The worker, employed by Noonan Services Group Ltd, was a security operative based in UHL from October 21, 2017 until his dismissal on January 18, 2018, during his six-month probationary period.
On September 19 last, an adjudication officer found that his dismissal was “procedurally unfair” and awarded a once-off ex-gratia payment of €500.
The worker, represented by Siptu, appealed this decision on October 19 and a Labour Court hearing was convened on February 5.
The court heard that, prior to starting his job, the worker told the company that he had made arrangements to go to his home country for Christmas, between December 27 and January 16, 2017. The appellant attended work on Christmas Eve and finished at 7am on Christmas Day.
He was rostered to attend work a 12-hour shift starting at 7pm on December 26. However, he did not attend work for that shift and “did not give advance notice” to his supervisor that he was not available for work, the court heard.
When the company’s security manager contacted the worker by telephone, he discovered that the worker “was already at the airport and waiting for his flight”.
The worker was advised to contact the security manager on his return on January 16 to arrange a performance review meeting. However, the worker did not return to Ireland until January 18, the Labour Court heard.
During a meeting on January 18, the security manager raised a number of issues with the worker, including his failure to attend his rostered shift on December 26, his failure to make contact on January 16, and “specific incidents that had occurred in the workplace” during December 2017.
The worker was dismissed immediately with payment in lieu of notice.
The worker appealed this decision but failed.

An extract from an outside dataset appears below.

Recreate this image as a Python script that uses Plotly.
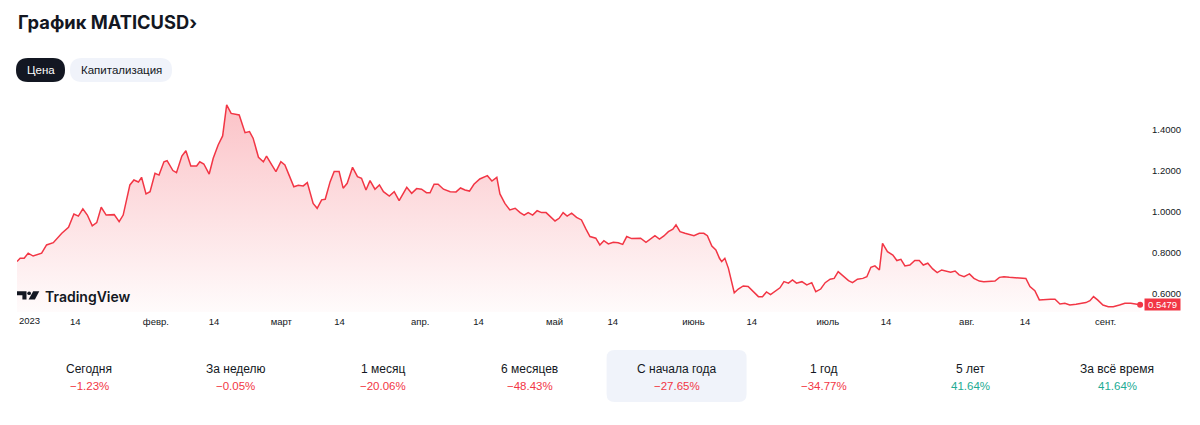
import pandas as pd
import plotly.graph_objects as go

# ---------------- data ----------------
start_date = "2023-01-01"
# time position of each reading, in days since 1 Jan 2023
day = [0.0, 0.7, 1.6, 2.5, 3.6, 5.5, 6.6, 8.1, 10.0, 11.5, 12.7, 13.7, 14.7, 15.7, 16.8, 17.8,
       18.8, 19.9, 21.7, 22.8, 23.7, 24.5, 25.2, 26.1, 27.1, 27.8, 28.8, 29.7, 30.8, 31.7, 32.8,
       33.5, 34.8, 35.6, 36.8, 37.7, 38.8, 40.1, 40.8, 41.7, 42.9, 43.8, 44.9, 45.9, 46.8, 47.8,
       48.7, 49.6, 50.9, 51.9, 52.7, 53.9, 55.0, 55.7, 56.9, 57.8, 58.9, 59.8, 60.8, 61.8, 62.8,
       63.9, 64.8, 65.4, 66.1, 67.0, 68.0, 68.8, 69.9, 70.8, 71.9, 72.8, 73.7, 74.9, 76.0, 76.9,
       77.9, 78.8, 79.9, 80.9, 81.8, 83.1, 84.2, 85.3, 87.0, 88.1, 89.2, 90.3, 91.4, 92.2, 93.1,
       94.0, 95.2, 96.7, 98.0, 99.0, 100.0, 101.0, 102.0, 103.3, 105.0, 106.0, 107.1, 107.8,
       108.9, 110.0, 111.2, 112.3, 113.2, 114.1, 115.1, 116.1, 117.1, 118.1, 119.0, 120.1, 121.0,
       121.9, 122.8, 123.8, 124.9, 126.0, 127.0, 127.9, 129.2, 130.1, 131.0, 132.0, 133.1, 134.2,
       135.2, 136.1, 137.2, 138.3, 139.2, 140.4, 141.4, 142.4, 143.4, 144.4, 145.4, 146.4, 147.1,
       148.0, 149.1, 150.2, 151.1, 152.3, 153.3, 154.1, 155.1, 156.0, 156.8, 157.3, 158.0, 158.8,
       159.4, 160.1, 161.0, 162.1, 163.2, 164.4, 165.5, 166.4, 167.3, 168.2, 169.4, 170.3, 171.2,
       172.2, 173.1, 174.0, 175.2, 176.3, 177.4, 178.3, 179.4, 180.4, 181.5, 182.4, 183.3, 184.3,
       185.6, 186.5, 187.6, 188.8, 189.7, 190.6, 191.5, 192.5, 193.2, 194.3, 195.5, 196.4, 197.3,
       198.2, 199.3, 200.4, 201.4, 202.3, 203.3, 204.4, 205.4, 206.4, 207.5, 208.4, 209.4, 210.3,
       211.4, 212.6, 213.6, 214.8, 215.8, 217.0, 218.3, 219.3, 220.3, 221.5, 222.8, 223.9, 225.2,
       226.1, 227.2, 228.2, 229.5, 230.7, 231.7, 232.8, 233.9, 235.0, 236.4, 237.6, 238.6, 239.5,
       240.3, 241.2, 242.4, 243.6, 244.7, 246.1, 247.3, 248.6, 249.8, 250.7]
price = [0.758, 0.774, 0.774, 0.799, 0.785, 0.799, 0.839, 0.850, 0.896, 0.925, 0.990, 0.980, 1.015,
         0.985, 0.932, 0.948, 1.023, 0.985, 0.987, 0.953, 0.985, 1.059, 1.132, 1.156, 1.146, 1.169,
         1.088, 1.099, 1.189, 1.180, 1.245, 1.250, 1.202, 1.192, 1.273, 1.299, 1.224, 1.224, 1.245,
         1.234, 1.185, 1.262, 1.327, 1.371, 1.522, 1.481, 1.478, 1.473, 1.387, 1.392, 1.360, 1.267,
         1.245, 1.273, 1.229, 1.197, 1.245, 1.229, 1.176, 1.123, 1.130, 1.127, 1.143, 1.091, 1.042,
         1.018, 1.059, 1.062, 1.148, 1.197, 1.197, 1.116, 1.140, 1.218, 1.172, 1.164, 1.107, 1.153,
         1.111, 1.132, 1.099, 1.078, 1.099, 1.055, 1.120, 1.091, 1.114, 1.111, 1.094, 1.094, 1.135,
         1.135, 1.111, 1.099, 1.098, 1.117, 1.107, 1.102, 1.135, 1.161, 1.177, 1.151, 1.169, 1.088,
         1.042, 1.010, 1.018, 0.997, 0.985, 0.997, 0.985, 1.006, 0.997, 0.997, 0.980, 0.956, 0.969,
         0.997, 0.980, 0.994, 0.974, 0.961, 0.916, 0.880, 0.872, 0.839, 0.860, 0.844, 0.852, 0.850,
         0.842, 0.880, 0.870, 0.870, 0.872, 0.852, 0.867, 0.884, 0.868, 0.883, 0.904, 0.916, 0.937,
         0.904, 0.896, 0.888, 0.884, 0.896, 0.896, 0.884, 0.834, 0.815, 0.774, 0.758, 0.774, 0.725,
         0.668, 0.606, 0.624, 0.639, 0.636, 0.611, 0.587, 0.587, 0.610, 0.597, 0.615, 0.630, 0.660,
         0.653, 0.668, 0.653, 0.660, 0.644, 0.655, 0.611, 0.624, 0.655, 0.672, 0.676, 0.709, 0.689,
         0.665, 0.655, 0.672, 0.676, 0.684, 0.730, 0.737, 0.717, 0.847, 0.806, 0.790, 0.763, 0.769,
         0.737, 0.741, 0.763, 0.763, 0.741, 0.750, 0.722, 0.704, 0.717, 0.712, 0.706, 0.712, 0.693,
         0.684, 0.698, 0.676, 0.663, 0.660, 0.663, 0.663, 0.681, 0.684, 0.681, 0.680, 0.676, 0.676,
         0.636, 0.616, 0.571, 0.574, 0.574, 0.574, 0.551, 0.555, 0.546, 0.550, 0.555, 0.558, 0.567,
         0.587, 0.571, 0.546, 0.538, 0.538, 0.546, 0.555, 0.555, 0.550, 0.5479]

y_ticks = [0.6, 0.8, 1.0, 1.2, 1.4]
x_tick_dates = ["2023-01-14", "2023-02-01", "2023-02-14", "2023-03-01", "2023-03-14",
                "2023-04-01", "2023-04-14", "2023-05-01", "2023-05-14", "2023-06-01",
                "2023-06-14", "2023-07-01", "2023-07-14", "2023-08-01", "2023-08-14",
                "2023-09-01"]
x_tick_text = ["14", "февр.", "14", "март", "14", "апр.", "14", "май", "14", "июнь",
               "14", "июль", "14", "авг.", "14", "сент."]
year_label = "2023"

periods = ["Сегодня", "За неделю", "1 месяц", "6 месяцев", "С начала года", "1 год", "5 лет",
           "За всё время"]
changes = [-1.23, -0.05, -20.06, -48.43, -27.65, -34.77, 41.64, 41.64]
selected_period = 4

title_text = "График MATICUSD›"
buttons = ["Цена", "Капитализация"]

# ---------------- layout helpers ----------------
W, H = 1200, 425
RED = "#f23645"
GREEN = "#22ab94"
DARK = "#131722"
LIGHT = "#f0f3fa"


def X(px):
    return px / W


def Y(py):
    return 1 - py / H


def rrect(x0, y0, x1, y1, r):
    return (f"M {X(x0 + r)},{Y(y0)} L {X(x1 - r)},{Y(y0)} Q {X(x1)},{Y(y0)} {X(x1)},{Y(y0 + r)} "
            f"L {X(x1)},{Y(y1 - r)} Q {X(x1)},{Y(y1)} {X(x1 - r)},{Y(y1)} "
            f"L {X(x0 + r)},{Y(y1)} Q {X(x0)},{Y(y1)} {X(x0)},{Y(y1 - r)} "
            f"L {X(x0)},{Y(y0 + r)} Q {X(x0)},{Y(y0)} {X(x0 + r)},{Y(y0)} Z")


def poly(points):
    return "M " + " L ".join(f"{X(a)},{Y(b)}" for a, b in points) + " Z"


t0 = pd.Timestamp(start_date)
dates = t0 + pd.to_timedelta(day, unit="D")
x_end = t0 + pd.to_timedelta(251.34, unit="D")

y_lo, y_hi = 0.512, 1.595

fig = go.Figure()
fig.add_trace(go.Scatter(
    x=dates, y=price, mode="lines",
    line=dict(color=RED, width=1.5),
    fill="tozeroy",
    fillgradient=dict(type="vertical",
                      colorscale=[[0, "rgba(242,54,69,0.02)"], [1, "rgba(242,54,69,0.30)"]],
                      start=y_lo, stop=1.52),
    hoverinfo="skip", showlegend=False,
))
fig.add_trace(go.Scatter(
    x=[dates[-1]], y=[price[-1]], mode="markers",
    marker=dict(color=RED, size=6), cliponaxis=False,
    hoverinfo="skip", showlegend=False,
))

axis_font = dict(family="Liberation Sans, Arial, sans-serif", size=9.5, color=DARK)

fig.update_layout(
    width=W, height=H, autosize=False,
    margin=dict(l=0, r=0, t=0, b=0),
    paper_bgcolor="white", plot_bgcolor="white",
    xaxis=dict(type="date", domain=[X(17), X(1143)], range=[t0, x_end],
               tickvals=x_tick_dates, ticktext=x_tick_text, tickfont=axis_font,
               showgrid=False, zeroline=False, showline=False, ticks="",
               ticklabelstandoff=2, fixedrange=True),
    yaxis=dict(domain=[Y(312), Y(90)], range=[y_lo, y_hi], side="right",
               tickvals=y_ticks, tickformat=".4f", tickfont=axis_font,
               showgrid=False, zeroline=False, showline=False, ticks="",
               ticklabelstandoff=8, fixedrange=True),
)

shapes = []
ann = []

# title
ann.append(dict(x=X(16), y=Y(22), xref="paper", yref="paper", xanchor="left", yanchor="middle",
                text=title_text, showarrow=False,
                font=dict(family="Inter, Open Sans, sans-serif", size=18.3, color=DARK, weight=700)))

# pill buttons
btn_boxes = [(16, 58, 65, 82), (70, 58, 172, 82)]
for i, (label, (bx0, by0, bx1, by1)) in enumerate(zip(buttons, btn_boxes)):
    active = i == 0
    shapes.append(dict(type="path", xref="paper", yref="paper", path=rrect(bx0, by0, bx1, by1, 12),
                       fillcolor=DARK if active else LIGHT, line=dict(width=0), layer="above"))
    ann.append(dict(x=X((bx0 + bx1) / 2), y=Y((by0 + by1) / 2), xref="paper", yref="paper",
                    xanchor="center", yanchor="middle", text=label, showarrow=False,
                    font=dict(family="Liberation Sans, Arial, sans-serif", size=11.5,
                              color="white" if active else DARK)))

# TradingView watermark
shapes.append(dict(type="path", xref="paper", yref="paper",
                   path=poly([(17, 291.3), (26.5, 291.3), (26.5, 299.5), (22.4, 299.5), (22.4, 295.2), (17, 295.2)]),
                   fillcolor=DARK, line=dict(width=0), layer="above"))
shapes.append(dict(type="circle", xref="paper", yref="paper",
                   x0=X(27.3), x1=X(31.0), y0=Y(291.4), y1=Y(295.1),
                   fillcolor=DARK, line=dict(width=0), layer="above"))
shapes.append(dict(type="path", xref="paper", yref="paper",
                   path=poly([(33.2, 291.3), (39.3, 291.3), (34.9, 299.5), (28.6, 299.5)]),
                   fillcolor=DARK, line=dict(width=0), layer="above"))
ann.append(dict(x=X(43), y=Y(296), xref="paper", yref="paper", xanchor="left", yanchor="middle",
                text="TradingView", showarrow=False,
                font=dict(family="Inter, sans-serif", size=14, color=DARK, weight=600)))

# year label at the start of the time axis
ann.append(dict(x=t0, y=Y(320), xref="x", yref="paper", xanchor="left", yanchor="middle",
                text=year_label, showarrow=False, font=axis_font))

# last price label
ann.append(dict(x=X(1162), y=price[-1], xref="paper", yref="y", xanchor="center", yanchor="middle",
                text=f"{price[-1]:.4f}", showarrow=False, bgcolor=RED, width=35, height=11,
                borderpad=0, font=dict(family="Liberation Sans, Arial, sans-serif", size=9.5,
                                       color="white")))

# performance row
col0, step = 89.0, 146.9
shapes.append(dict(type="path", xref="paper", yref="paper",
                   path=rrect(col0 + selected_period * step - 70, 350, col0 + selected_period * step + 70, 402, 8),
                   fillcolor=LIGHT, line=dict(width=0), layer="below"))
for i, (name, chg) in enumerate(zip(periods, changes)):
    cx = col0 + i * step
    txt = (f"\u2212{abs(chg):.2f}%" if chg < 0 else f"{chg:.2f}%")
    ann.append(dict(x=X(cx), y=Y(369), xref="paper", yref="paper", xanchor="center",
                    yanchor="middle", text=name, showarrow=False,
                    font=dict(family="Liberation Sans, Arial, sans-serif", size=12, color=DARK)))
    ann.append(dict(x=X(cx), y=Y(385.5), xref="paper", yref="paper", xanchor="center",
                    yanchor="middle", text=txt, showarrow=False,
                    font=dict(family="Liberation Sans, Arial, sans-serif", size=11.5,
                              color=RED if chg < 0 else GREEN)))

fig.update_layout(shapes=shapes, annotations=ann)
fig.write_html("out.html")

The union submitted that the company failed to comply with the code of practice on disciplinary and grievance procedures in effecting his dismissal.
The union sought compensation “as is just and equitable to reflect what it alleges amounts to a lack of fair procedures by the company”.
The company said that it became “very apparent” over the three months that the worker “was unsuitable for the position”. The court said the manner in which the company dealt with the worker’s performance issues “leaves much to be desired.
“He should have been informed in writing in advance of the issues that fell to be considered at the meeting of 18 January 2018 and he should have been expressly informed that his dismissal was a possible outcome of that meeting.”
However, the court stated, the worker “did himself no favours at all”. The court determined that the worker contributed “very significantly” to his own dismissal, not recommending any compensation payable to the worker.